DIRECTIVE: Write out all the entries word for word and omit any pictures.

** Start of EXTRACTED INFORMATION **

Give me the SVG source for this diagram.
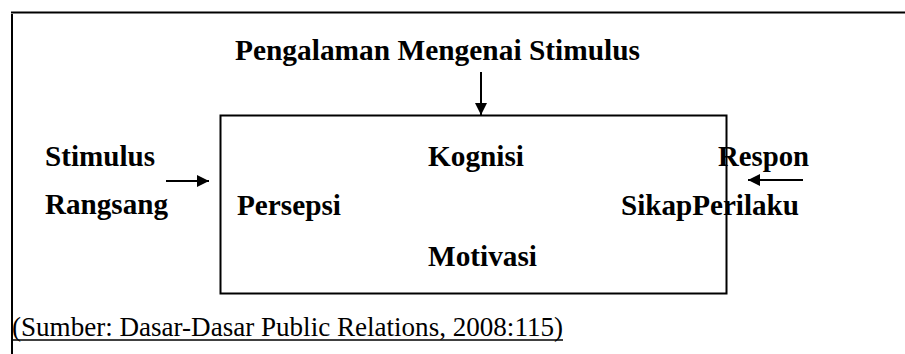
<svg xmlns="http://www.w3.org/2000/svg" width="905" height="354" viewBox="0 0 905 354">
<defs>
<marker id="ah" markerWidth="12" markerHeight="12" refX="12" refY="6" orient="auto" markerUnits="userSpaceOnUse"><path d="M0,0 L12,6 L0,12 Z" fill="#000"/></marker>
<style>
.b{font-family:"Liberation Serif","Times New Roman",serif;font-weight:bold;font-size:30px;fill:#000}
.r{font-family:"Liberation Serif","Times New Roman",serif;font-size:27px;fill:#000}
.ln{stroke:#000;stroke-width:2;fill:none}
</style>
</defs>
<rect width="905" height="354" fill="#fff"/>
<g id="frame">
<line class="ln" x1="11" y1="12.5" x2="905" y2="12.5"/>
<line class="ln" x1="12" y1="14" x2="12" y2="354"/>
</g>
<g id="box">
<rect x="220.5" y="115.5" width="506" height="178" fill="none" stroke="#000" stroke-width="2"/>
<text class="b" x="428" y="166" textLength="96" lengthAdjust="spacingAndGlyphs">Kognisi</text>
<text class="b" x="237" y="215" textLength="104" lengthAdjust="spacingAndGlyphs">Persepsi</text>
<text class="b" x="428" y="266" textLength="109" lengthAdjust="spacingAndGlyphs">Motivasi</text>
</g>
<g id="title"><text class="b" x="235" y="60" textLength="405" lengthAdjust="spacingAndGlyphs">Pengalaman Mengenai Stimulus</text></g>
<g id="stimulus">
<text class="b" x="45" y="166" textLength="110" lengthAdjust="spacingAndGlyphs">Stimulus</text>
<text class="b" x="45" y="214" textLength="123" lengthAdjust="spacingAndGlyphs">Rangsang</text>
</g>
<g id="respon">
<text class="b" x="718" y="166" textLength="91" lengthAdjust="spacingAndGlyphs">Respon</text>
<text class="b" x="621" y="215" textLength="178" lengthAdjust="spacingAndGlyphs">SikapPerilaku</text>
</g>
<g id="connectors">
<line class="ln" x1="481" y1="72" x2="481" y2="115" marker-end="url(#ah)"/>
<line class="ln" x1="166" y1="181" x2="209" y2="181" marker-end="url(#ah)"/>
<line class="ln" x1="803" y1="180" x2="748" y2="180" marker-end="url(#ah)"/>
</g>
<g id="source">
<text class="r" x="12" y="336" textLength="551" lengthAdjust="spacingAndGlyphs">(Sumber: Dasar-Dasar Public Relations, 2008:115)</text>
<line x1="12" y1="340" x2="563" y2="340" stroke="#000" stroke-width="1.5"/>
</g>
</svg>
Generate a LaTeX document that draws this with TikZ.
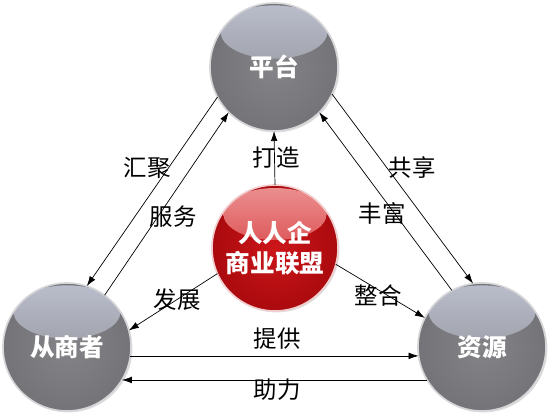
\documentclass[tikz,border=0pt]{standalone}
\usepackage{fontspec}
\setmainfont{Noto Sans CJK SC}
\usetikzlibrary{arrows.meta,shadows}
\definecolor{gbase}{RGB}{132,132,136}
\definecolor{gdark}{RGB}{116,116,120}
\definecolor{gloss}{RGB}{186,190,204}
\definecolor{grim}{RGB}{214,214,217}
\definecolor{rbase}{RGB}{204,22,26}
\definecolor{rdark}{RGB}{170,10,14}
\definecolor{rgloss}{RGB}{236,145,145}
\definecolor{rrim}{RGB}{242,205,205}
\tikzset{
  ball/.style={circle, inner sep=0pt, outer sep=0pt, text=white, align=center,
    font=\fontsize{21}{26}\selectfont\bfseries,
    drop shadow={opacity=0.25, shadow xshift=1.2pt, shadow yshift=-1.2pt}},
  grayball/.style={ball, minimum size=3.84cm, draw=grim, line width=1.4pt,
    inner color=gbase, outer color=gdark,
    path picture={\shade[top color=gloss, bottom color=gbase]
      ([yshift=1.05cm]path picture bounding box.center) ellipse [x radius=1.6cm, y radius=0.8cm];}},
  redball/.style={ball, minimum size=3.78cm, draw=rrim, line width=1.4pt,
    inner color=rbase, outer color=rdark,
    path picture={\shade[top color=rgloss, bottom color=rbase]
      ([yshift=1.02cm]path picture bounding box.center) ellipse [x radius=1.55cm, y radius=0.78cm];}},
  conn/.style={line width=0.6pt, -{Latex[length=3mm, width=2mm]}},
  lbl/.style={inner sep=0pt, font=\fontsize{20}{23}\selectfont, text=black}
}
\begin{document}
\begin{tikzpicture}[x=0.03cm, y=-0.03cm]
\useasboundingbox[fill=white] (0,0) rectangle (554,417);
\node[grayball] (top) at (274,67) {平台};
\node[grayball] (left) at (67,347) {从商者};
\node[grayball] (right) at (482,347) {资源};
\node[redball] (red) at (275,248) {人人企\\商业联盟};
% left side
\draw[conn] (top.208.5) -- (left.72.6);
\draw[conn] (left.54.4) -- (top.225.6);
% right side
\draw[conn] (top.335.3) -- (right.98.4);
\draw[conn] (right.118) -- (top.315);
% centre
\draw[conn] (red.90) -- (top.270);
\draw[conn] (red.204.7) -- (left.15.5);
\draw[conn] (red.345) -- (right.153.4);
% bottom
\draw[conn] (left.352) -- (right.188);
\draw[conn] (right.211) -- (left.329);
% labels
\node[lbl] (l1) at (147,168) {汇聚};
\node[lbl] (l2) at (173,217) {服务};
\node[lbl] (l3) at (276,158) {打造};
\node[lbl] (l4) at (412,168) {共享};
\node[lbl] (l5) at (382,213) {丰富};
\node[lbl] (l6) at (177,300) {发展};
\node[lbl] (l7) at (378,296) {整合};
\node[lbl] (l8) at (277,339) {提供};
\node[lbl] (l9) at (277,390) {助力};
\end{tikzpicture}
\end{document}
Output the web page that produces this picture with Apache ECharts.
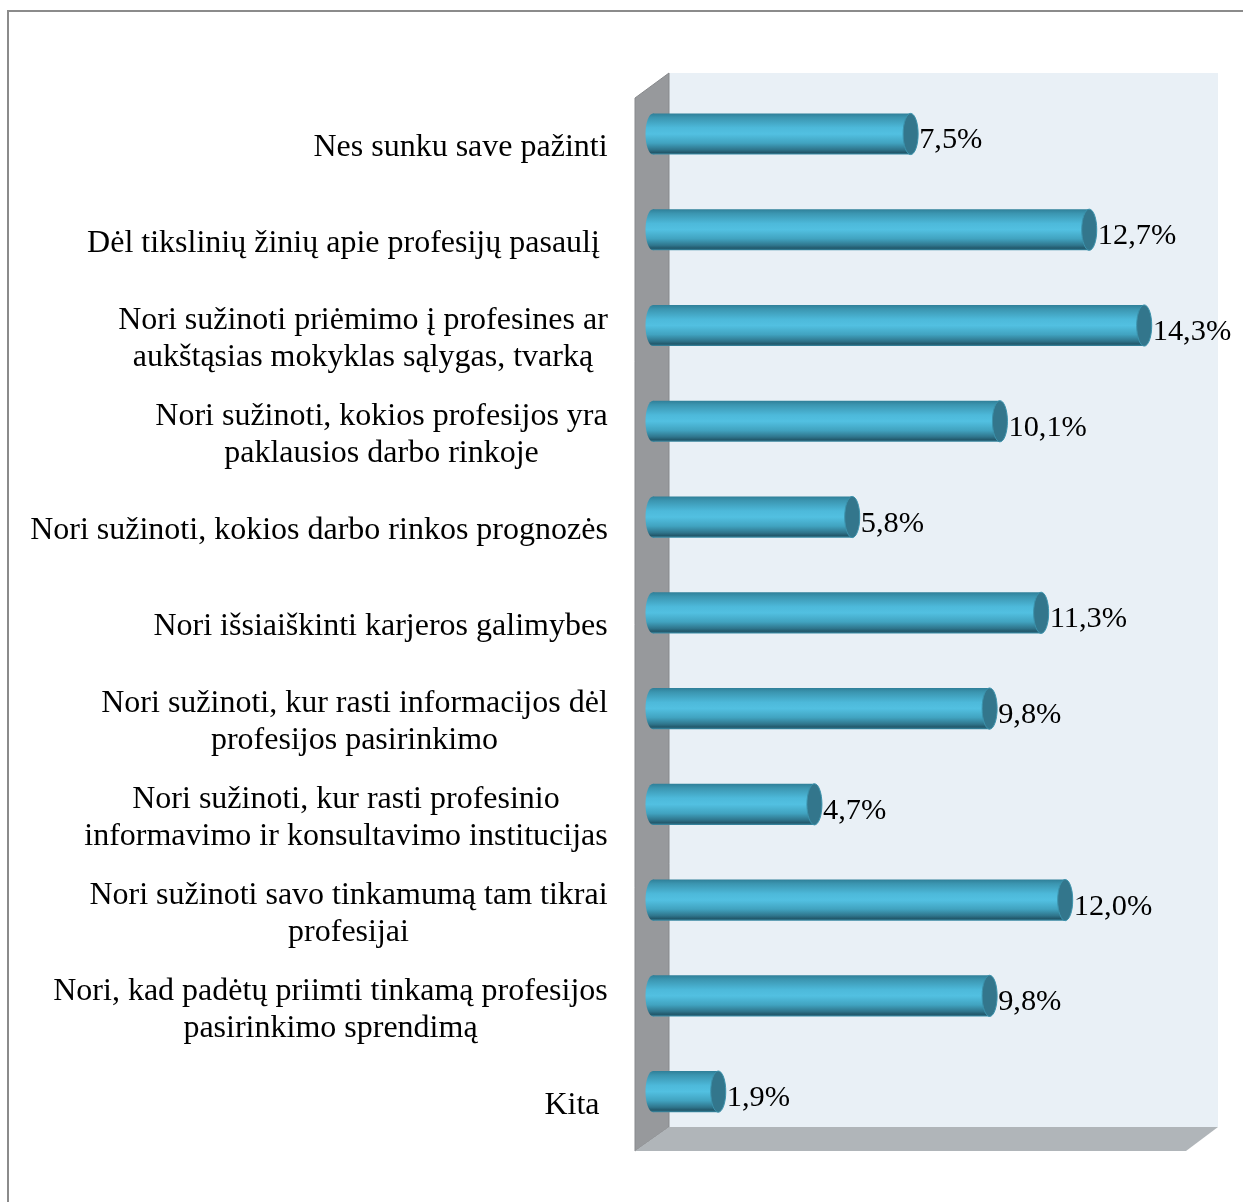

** End of EXTRACTED INFORMATION **

RESULT:
Give me the SVG source for this diagram.
<svg xmlns="http://www.w3.org/2000/svg" width="905" height="354" viewBox="0 0 905 354">
<defs>
<marker id="ah" markerWidth="12" markerHeight="12" refX="12" refY="6" orient="auto" markerUnits="userSpaceOnUse"><path d="M0,0 L12,6 L0,12 Z" fill="#000"/></marker>
<style>
.b{font-family:"Liberation Serif","Times New Roman",serif;font-weight:bold;font-size:30px;fill:#000}
.r{font-family:"Liberation Serif","Times New Roman",serif;font-size:27px;fill:#000}
.ln{stroke:#000;stroke-width:2;fill:none}
</style>
</defs>
<rect width="905" height="354" fill="#fff"/>
<g id="frame">
<line class="ln" x1="11" y1="12.5" x2="905" y2="12.5"/>
<line class="ln" x1="12" y1="14" x2="12" y2="354"/>
</g>
<g id="box">
<rect x="220.5" y="115.5" width="506" height="178" fill="none" stroke="#000" stroke-width="2"/>
<text class="b" x="428" y="166" textLength="96" lengthAdjust="spacingAndGlyphs">Kognisi</text>
<text class="b" x="237" y="215" textLength="104" lengthAdjust="spacingAndGlyphs">Persepsi</text>
<text class="b" x="428" y="266" textLength="109" lengthAdjust="spacingAndGlyphs">Motivasi</text>
</g>
<g id="title"><text class="b" x="235" y="60" textLength="405" lengthAdjust="spacingAndGlyphs">Pengalaman Mengenai Stimulus</text></g>
<g id="stimulus">
<text class="b" x="45" y="166" textLength="110" lengthAdjust="spacingAndGlyphs">Stimulus</text>
<text class="b" x="45" y="214" textLength="123" lengthAdjust="spacingAndGlyphs">Rangsang</text>
</g>
<g id="respon">
<text class="b" x="718" y="166" textLength="91" lengthAdjust="spacingAndGlyphs">Respon</text>
<text class="b" x="621" y="215" textLength="178" lengthAdjust="spacingAndGlyphs">SikapPerilaku</text>
</g>
<g id="connectors">
<line class="ln" x1="481" y1="72" x2="481" y2="115" marker-end="url(#ah)"/>
<line class="ln" x1="166" y1="181" x2="209" y2="181" marker-end="url(#ah)"/>
<line class="ln" x1="803" y1="180" x2="748" y2="180" marker-end="url(#ah)"/>
</g>
<g id="source">
<text class="r" x="12" y="336" textLength="551" lengthAdjust="spacingAndGlyphs">(Sumber: Dasar-Dasar Public Relations, 2008:115)</text>
<line x1="12" y1="340" x2="563" y2="340" stroke="#000" stroke-width="1.5"/>
</g>
</svg>
Generate a LaTeX document that draws this with TikZ.
\documentclass[tikz,border=0pt]{standalone}
\usepackage{fontspec}
\setmainfont{Noto Sans CJK SC}
\usetikzlibrary{arrows.meta,shadows}
\definecolor{gbase}{RGB}{132,132,136}
\definecolor{gdark}{RGB}{116,116,120}
\definecolor{gloss}{RGB}{186,190,204}
\definecolor{grim}{RGB}{214,214,217}
\definecolor{rbase}{RGB}{204,22,26}
\definecolor{rdark}{RGB}{170,10,14}
\definecolor{rgloss}{RGB}{236,145,145}
\definecolor{rrim}{RGB}{242,205,205}
\tikzset{
  ball/.style={circle, inner sep=0pt, outer sep=0pt, text=white, align=center,
    font=\fontsize{21}{26}\selectfont\bfseries,
    drop shadow={opacity=0.25, shadow xshift=1.2pt, shadow yshift=-1.2pt}},
  grayball/.style={ball, minimum size=3.84cm, draw=grim, line width=1.4pt,
    inner color=gbase, outer color=gdark,
    path picture={\shade[top color=gloss, bottom color=gbase]
      ([yshift=1.05cm]path picture bounding box.center) ellipse [x radius=1.6cm, y radius=0.8cm];}},
  redball/.style={ball, minimum size=3.78cm, draw=rrim, line width=1.4pt,
    inner color=rbase, outer color=rdark,
    path picture={\shade[top color=rgloss, bottom color=rbase]
      ([yshift=1.02cm]path picture bounding box.center) ellipse [x radius=1.55cm, y radius=0.78cm];}},
  conn/.style={line width=0.6pt, -{Latex[length=3mm, width=2mm]}},
  lbl/.style={inner sep=0pt, font=\fontsize{20}{23}\selectfont, text=black}
}
\begin{document}
\begin{tikzpicture}[x=0.03cm, y=-0.03cm]
\useasboundingbox[fill=white] (0,0) rectangle (554,417);
\node[grayball] (top) at (274,67) {平台};
\node[grayball] (left) at (67,347) {从商者};
\node[grayball] (right) at (482,347) {资源};
\node[redball] (red) at (275,248) {人人企\\商业联盟};
% left side
\draw[conn] (top.208.5) -- (left.72.6);
\draw[conn] (left.54.4) -- (top.225.6);
% right side
\draw[conn] (top.335.3) -- (right.98.4);
\draw[conn] (right.118) -- (top.315);
% centre
\draw[conn] (red.90) -- (top.270);
\draw[conn] (red.204.7) -- (left.15.5);
\draw[conn] (red.345) -- (right.153.4);
% bottom
\draw[conn] (left.352) -- (right.188);
\draw[conn] (right.211) -- (left.329);
% labels
\node[lbl] (l1) at (147,168) {汇聚};
\node[lbl] (l2) at (173,217) {服务};
\node[lbl] (l3) at (276,158) {打造};
\node[lbl] (l4) at (412,168) {共享};
\node[lbl] (l5) at (382,213) {丰富};
\node[lbl] (l6) at (177,300) {发展};
\node[lbl] (l7) at (378,296) {整合};
\node[lbl] (l8) at (277,339) {提供};
\node[lbl] (l9) at (277,390) {助力};
\end{tikzpicture}
\end{document}
Output the web page that produces this picture with Apache ECharts.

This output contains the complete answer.